Ten years ago I wanted Ian. Five months ago, I had him. Now, I don’t. As my breath shortens and my eyes start to well up, I pause. Yes, Ian is no longer physically with me. But, I still have our LOVE. I have loved and have been loved and it takes self-love to make that happen.

Right now I feel a void in my heart reminiscent of the void I felt during our break ten years ago. I’m lonely. And, I’m sad. I had that type of love that Mark wrote about in the post above. That messy love that is so hard to come by and involves owning your bull shit, being vulnerable, communicating constantly, sacrificing your wants and desires, and sometimes putting somebody else first. I did that for Ian. And, he did that for me. We loved. I will always have that love. And, that love is a gift that I will treasure forever.

When Ian got really sick, we made a bucket list of experiences to do together. We crossed off most of them — family road trip to San Diego and a trip to Italy and Spain — but unfortunately we didn’t get to all of them.

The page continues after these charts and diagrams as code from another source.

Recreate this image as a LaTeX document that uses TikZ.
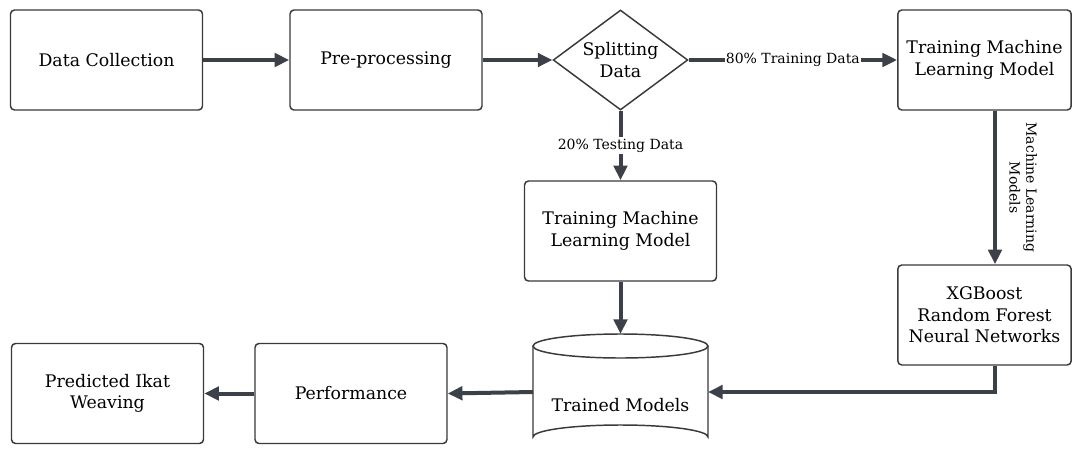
\documentclass[tikz,border=0pt]{standalone}
\usepackage{fontspec}
\setmainfont{DejaVu Serif}
\usetikzlibrary{arrows.meta,shapes.geometric}
\definecolor{lc}{HTML}{3B4049}
\definecolor{bc}{HTML}{3A3A3A}
\tikzset{
  px/.style={x=0.75pt,y=-0.75pt},
  mainfont/.style={font=\fontsize{13}{16}\selectfont},
  box/.style={draw=bc,line width=1.1pt,rounded corners=3pt,minimum width=144pt,minimum height=75pt,align=center,mainfont,inner sep=0pt},
  smallbox/.style={box,minimum width=130pt},
  conn/.style={draw=lc,line width=3pt,-{Triangle[length=11pt,width=10pt]}},
  elabel/.style={fill=white,font=\fontsize{10.5}{12.5}\selectfont,inner sep=1pt}
}
\begin{document}
\begin{tikzpicture}[px]
\useasboundingbox[fill=white] (0,0) rectangle (1081,450);
\begin{scope}
\clip (0,0) rectangle (1081,450);
% nodes
\node[box] (dc) at (106.5,60) {Data Collection};
\node[box] (pp) at (386,60) {Pre-processing};
\node[draw=bc,line width=1.1pt,diamond,aspect=1.35,minimum width=101pt,minimum height=75pt,inner sep=0pt,align=center,mainfont] (sd) at (620.5,60) {Splitting\\Data};
\node[smallbox] (tr) at (984.5,60) {Training Machine\\Learning Model};
\node[box] (tm) at (620.5,231) {Training Machine\\Learning Model};
\node[smallbox] (xg) at (984.5,315) {XGBoost\\Random Forest\\Neural Networks};
\node[box] (pf) at (351,393.5) {Performance};
\node[box] (pi) at (107.5,393.5) {Predicted Ikat\\Weaving};
% cylinder
\draw[draw=bc,line width=1.1pt,fill=white] (533,346) -- (533,437) arc[start angle=180,end angle=360,x radius=87.5,y radius=12] -- (708,346);
\draw[draw=bc,line width=1.1pt,fill=white] (620.5,346) ellipse[x radius=87.5,y radius=12];
\node[mainfont] (cy) at (620.5,405) {Trained Models};
\coordinate (cyT) at (620.5,334);
\coordinate (cyL) at (533,392);
\coordinate (cyR) at (708,392);
\coordinate (bend) at (995,392);
% connectors
\draw[conn] (dc.east) -- (pp.west);
\draw[conn] (pp.east) -- (sd.west);
\draw[conn] (sd.east) -- node[elabel] {80\% Training Data} (tr.west);
\draw[conn] (sd.south) -- node[elabel,pos=0.5] {20\% Testing Data} (tm.north);
\draw[conn] (tr.south -| bend) -- node[xshift=6pt,rotate=-90,anchor=south,align=center,font=\fontsize{10.5}{12.5}\selectfont] {Machine Learning\\Models} (xg.north -| bend);
\draw[conn] (tm.south) -- (cyT);
\draw[conn] (xg.south -| bend) -- (bend) -- (cyR);
\draw[conn] (cyL) -- (pf.east);
\draw[conn] (pf.west) -- (pi.east);
\end{scope}
\end{tikzpicture}
\end{document}
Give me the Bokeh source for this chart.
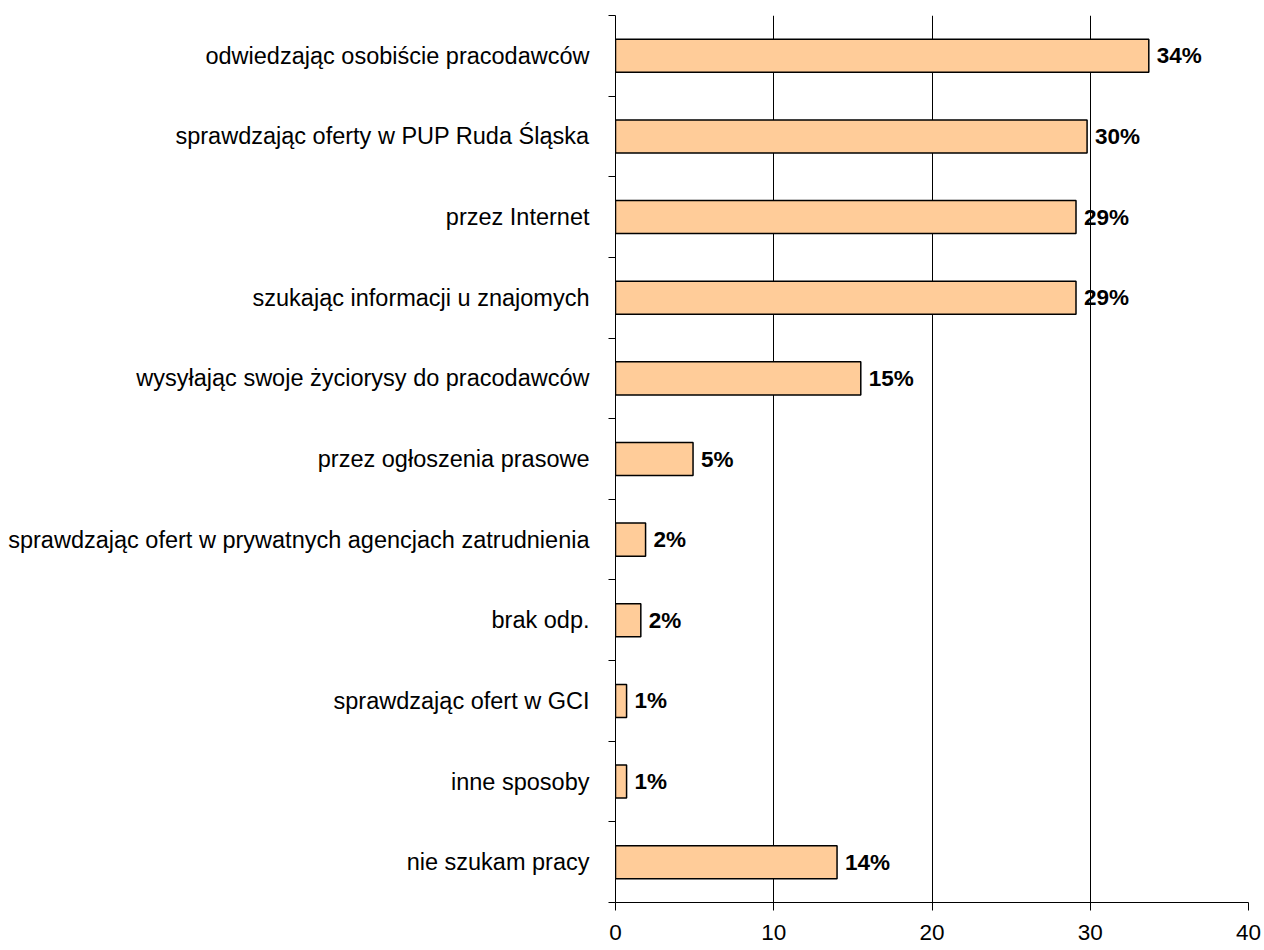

Tonight, I’m going to see Kygo in concert. I’m crossing this experience off of our list. I’ve been listing to Kygo’s music nonstop to get pumped up for this experience and have now trained Izzy to love the following song “Shine.” I tell her that it reminds me of daddy. And I tell myself that this is Ian speaking to me in the lyrics below…

I hope you find a love that’s true

So the morning light can shine on you

I hope you find what you’re looking for

So your heart is warm forever more

-“Shine”, Benjamin Francis Leftwich (Kygo Remix)

(Click here to listen to the song. Seriously, do it!)

To me, this is Ian reminding me that I will find love again. And when I do find a second love it won’t take anything away from my first love with Ian. But for now, I’m devoted to self-love.

So, if you are already in love, hug that special someone tightly and kiss them with compassion and gratitude — because together you’ve created a bond that is so hard to come by. And, if you have not found that person or are struggling in a current relationship, maybe shift the focus within to loving yourself. Let your light SHINE!